Mary Oliver is a beautiful writer and keen observer of the natural world. I will never forget the first time I read her work. As I picked up one of her collections, flipping through the pages, I quickly found myself resonating with her as I went from one poem to the next. I remember feeling truly heard—thinking “yes!” over and over, as if her words were speaking directly to something deep within me. A feeling of complete satisfaction, as if she had perfectly captured something I had always known but couldn’t quite express myself. That’s exactly the kind of response I could ever hope to evoke in my readers.

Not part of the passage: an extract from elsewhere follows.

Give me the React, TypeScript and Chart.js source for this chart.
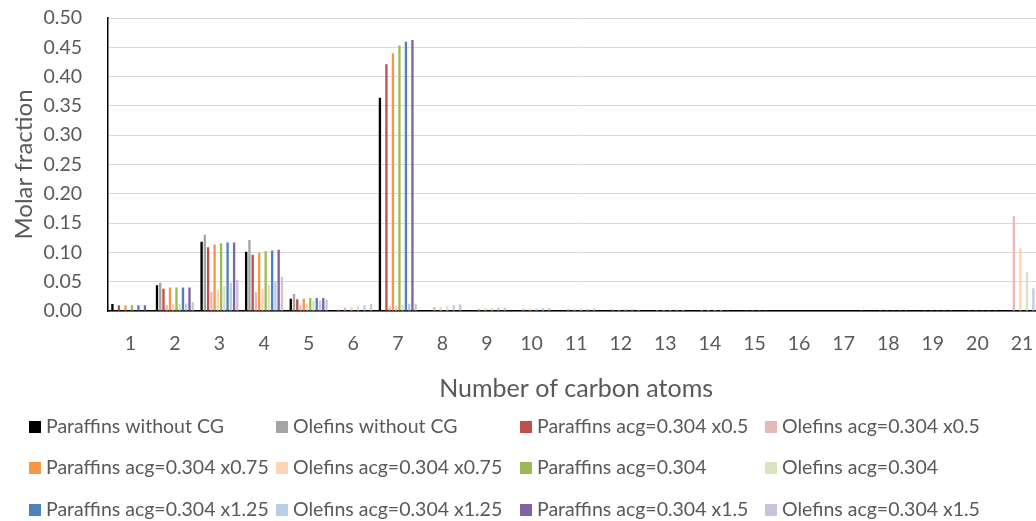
import { useEffect, useRef } from "react";
import { Chart, registerables } from "chart.js";

Chart.register(...registerables);

const categories = ["1", "2", "3", "4", "5", "6", "7", "8", "9", "10", "11", "12", "13", "14", "15", "16", "17", "18", "19", "20", "21"];

const seriesLabels = [
  "Paraffins without CG",
  "Olefins without CG",
  "Paraffins acg=0.304 x0.5",
  "Olefins acg=0.304 x0.5",
  "Paraffins acg=0.304 x0.75",
  "Olefins acg=0.304 x0.75",
  "Paraffins acg=0.304",
  "Olefins acg=0.304",
  "Paraffins acg=0.304 x1.25",
  "Olefins acg=0.304 x1.25",
  "Paraffins acg=0.304 x1.5",
  "Olefins acg=0.304 x1.5",
];

const seriesColors = [
  "#000000", "#a5a5a5",
  "#c0504d", "#e6b9b8",
  "#f79646", "#fcd5b5",
  "#9bbb59", "#d7e4bd",
  "#4f81bd", "#b9cde5",
  "#8064a2", "#ccc1da",
];

const parWithoutCG = [0.012, 0.044, 0.118, 0.101, 0.021, 0, 0.364, 0, 0, 0, 0, 0, 0, 0, 0, 0, 0, 0, 0, 0, 0];
const olefWithoutCG = [0, 0.048, 0.130, 0.121, 0.029, 0.002, 0, 0, 0, 0, 0, 0, 0, 0, 0, 0, 0, 0, 0, 0, 0];
const parX05 = [0.010, 0.038, 0.109, 0.096, 0.020, 0, 0.421, 0, 0, 0, 0, 0, 0, 0, 0, 0, 0, 0, 0, 0, 0];
const olefX05 = [0, 0.010, 0.033, 0.032, 0.010, 0.006, 0.008, 0.0068, 0.004, 0.004, 0.004, 0.003, 0.002, 0.0017, 0.0012, 0.001, 0.0008, 0.0006, 0.0005, 0.0004, 0.162];
const parX075 = [0.010, 0.040, 0.1135, 0.099, 0.021, 0, 0.440, 0, 0, 0, 0, 0, 0, 0, 0, 0, 0, 0, 0, 0, 0];
const olefX075 = [0, 0.012, 0.0365, 0.0376, 0.013, 0.0074, 0.009, 0.0070, 0.0045, 0.0045, 0.004, 0.003, 0.002, 0.0015, 0.0012, 0.001, 0.0008, 0.0006, 0.0005, 0.0004, 0.108];
const parX1 = [0.010, 0.040, 0.1157, 0.102, 0.022, 0, 0.453, 0, 0, 0, 0, 0, 0, 0, 0, 0, 0, 0, 0, 0, 0];
const olefX1 = [0, 0.012, 0.0427, 0.045, 0.0174, 0.0088, 0.0108, 0.0085, 0.006, 0.005, 0.0042, 0.0035, 0.002, 0.0015, 0.0012, 0.001, 0.0008, 0.0006, 0.0005, 0.0004, 0.067];
const parX125 = [0.010, 0.040, 0.117, 0.1034, 0.022, 0, 0.4596, 0, 0, 0, 0, 0, 0, 0, 0, 0, 0, 0, 0, 0, 0];
const olefX125 = [0, 0.013, 0.0483, 0.051, 0.0174, 0.0098, 0.0125, 0.0097, 0.006, 0.005, 0.004, 0.003, 0.002, 0.0015, 0.0012, 0.001, 0.0008, 0.0006, 0.0005, 0.0004, 0.039];
const parX15 = [0.010, 0.040, 0.117, 0.1045, 0.022, 0, 0.4625, 0, 0, 0, 0, 0, 0, 0, 0, 0, 0, 0, 0, 0, 0];
const olefX15 = [0, 0.015, 0.0528, 0.0579, 0.019, 0.0119, 0.0125, 0.0114, 0.006, 0.005, 0.004, 0.002, 0.0015, 0.0012, 0.001, 0.0008, 0.0006, 0.0005, 0.0004, 0.0003, 0.022];

const seriesValues = [
  parWithoutCG, olefWithoutCG,
  parX05, olefX05,
  parX075, olefX075,
  parX1, olefX1,
  parX125, olefX125,
  parX15, olefX15,
];

const yTicks = [0, 0.05, 0.1, 0.15, 0.2, 0.25, 0.3, 0.35, 0.4, 0.45, 0.5];

const FONT = "Lato";
const TEXT = "#595959";

const gridLegend = {
  id: "gridLegend",
  afterDraw(chart: any) {
    const ctx = chart.ctx;
    const colX = [29, 276, 520, 765];
    const rowY = [427, 468, 510];
    ctx.save();
    ctx.font = `19.5px ${FONT}`;
    ctx.textBaseline = "middle";
    ctx.textAlign = "left";
    chart.data.datasets.forEach((ds: any, i: number) => {
      const x = colX[i % 4];
      const y = rowY[Math.floor(i / 4)];
      ctx.fillStyle = ds.backgroundColor;
      ctx.fillRect(x, y - 6, 12, 12);
      ctx.fillStyle = TEXT;
      ctx.fillText(ds.label, x + 17, y);
    });
    ctx.restore();
  },
};

export default function App() {
  const ref = useRef<HTMLCanvasElement | null>(null);

  useEffect(() => {
    if (!ref.current) return;
    const chart = new Chart(ref.current, {
      type: "bar",
      data: {
        labels: categories,
        datasets: seriesLabels.map((label, i) => ({
          label,
          data: seriesValues[i],
          backgroundColor: seriesColors[i],
          borderWidth: 0,
          barPercentage: 0.72,
          categoryPercentage: 0.875,
        })),
      },
      options: {
        responsive: false,
        animation: false,
        layout: { padding: { top: 18, right: 15.7, bottom: 115, left: 0 } },
        plugins: {
          legend: { display: false },
          tooltip: { enabled: false },
        },
        scales: {
          x: {
            grid: { display: false, drawTicks: false },
            border: { display: true, color: "#000000", width: 1.5 },
            ticks: {
              color: TEXT,
              font: { family: FONT, size: 19.5 },
              padding: 21,
              maxRotation: 0,
              autoSkip: false,
            },
            title: {
              display: true,
              text: "Number of carbon atoms",
              color: TEXT,
              font: { family: FONT, size: 25 },
              padding: { top: 0, bottom: 2 },
            },
            afterFit(scale: any) {
              scale.height = 95;
              scale.paddingLeft = 0;
              scale.paddingRight = 0;
            },
          },
          y: {
            min: 0,
            max: 0.5,
            afterBuildTicks(scale: any) {
              scale.ticks = yTicks.map((v) => ({ value: v }));
            },
            grid: { color: "#d9d9d9", lineWidth: 1, drawTicks: false },
            border: { display: true, color: "#000000", width: 1.5 },
            ticks: {
              color: TEXT,
              font: { family: FONT, size: 19.5 },
              padding: 26,
              callback: (v: any) => Number(v).toFixed(2),
            },
            title: {
              display: true,
              text: "Molar fraction",
              color: TEXT,
              font: { family: FONT, size: 24 },
              padding: { top: 9.6, bottom: 0 },
            },
            afterFit(scale: any) {
              scale.width = 108;
              scale.paddingTop = 0;
              scale.paddingBottom = 0;
            },
          },
        },
      },
      plugins: [gridLegend],
    });
    return () => chart.destroy();
  }, []);

  return (
    <div
      style={{
        position: "fixed",
        left: 0,
        top: 0,
        width: 1036,
        height: 521,
        overflow: "hidden",
        background: "#ffffff",
      }}
    >
      <canvas ref={ref} width={1060} height={521} style={{ width: 1060, height: 521, display: "block" }} />
    </div>
  );
}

If I had the privilege to meet and speak with Mary Oliver, I’d like to believe we would share a thing or two...maybe even talk for hours. What I take away most from her poetry is her sense of awe toward the natural world—a wonder that seems endless, yet intertwined with a deep sense of gratitude and, perhaps at times, great anxiety...this is something I too often feel (see my poem below) when I’m immersed in the beauty of nature. It is a feeling where I am constantly trying to capture and honor it in words, but knowing that no matter how much I write, I can never truly do it justice.
Unspoken Obligations
Lily Trimmer
I observe the birds outside my window and wonder
if they notice the way the clouds move or
how the morning light differs from the day before
a true privilege it is to merely exist in a moment,
to acknowledge the unsolicited beauty
that has the power to move us deeply
to be still and experience the raw emotions
emanating from our seven senses
brings me both gratitude and great anxiety
constantly weighed down by a feeling that I must
make something
something of this
to properly express my appreciation—
surely, the birds would think this way too
if they could think like us at all—
what a lovely thought!
What Gorgeous Thing
by Mary Oliver
I do not know what gorgeous thing
the bluebird keeps saying,
his voice easing out of his throat,
beak, body into the pink air
of the early morning. I like it
whatever it is. Sometimes
it seems the only thing in the world
that is without dark thoughts.
Sometimes it seems the only thing
in the world that is without
questions that can’t and probably
never will be answered, the
only thing that is entirely content
with the pink, then clear white
morning and, gratefully, says so.
In Oliver’s What Gorgeous Thing, the bluebird serves as a counterpoint to this anxious striving. The bird’s song, unburdened by dark thoughts or unanswerable questions, embodies a kind of pure, untroubled presence. There’s no need for the bird to question or make sense of its beauty—it simply is content in the moment. Quietly existing. Oliver’s poem reveals the possibility of simply being with beauty, without the pressure to do something with it, to explain it or transform it into something else. Oliver invites us to let go of our compulsive need to capture and instead, appreciate.
In reading her work, I am reminded that there’s power in simply existing alongside nature, without the need for constant interpretation. This balance between expression and surrender is something I continue to explore in my own writing—learning to appreciate the moment without the constant pull to translate it.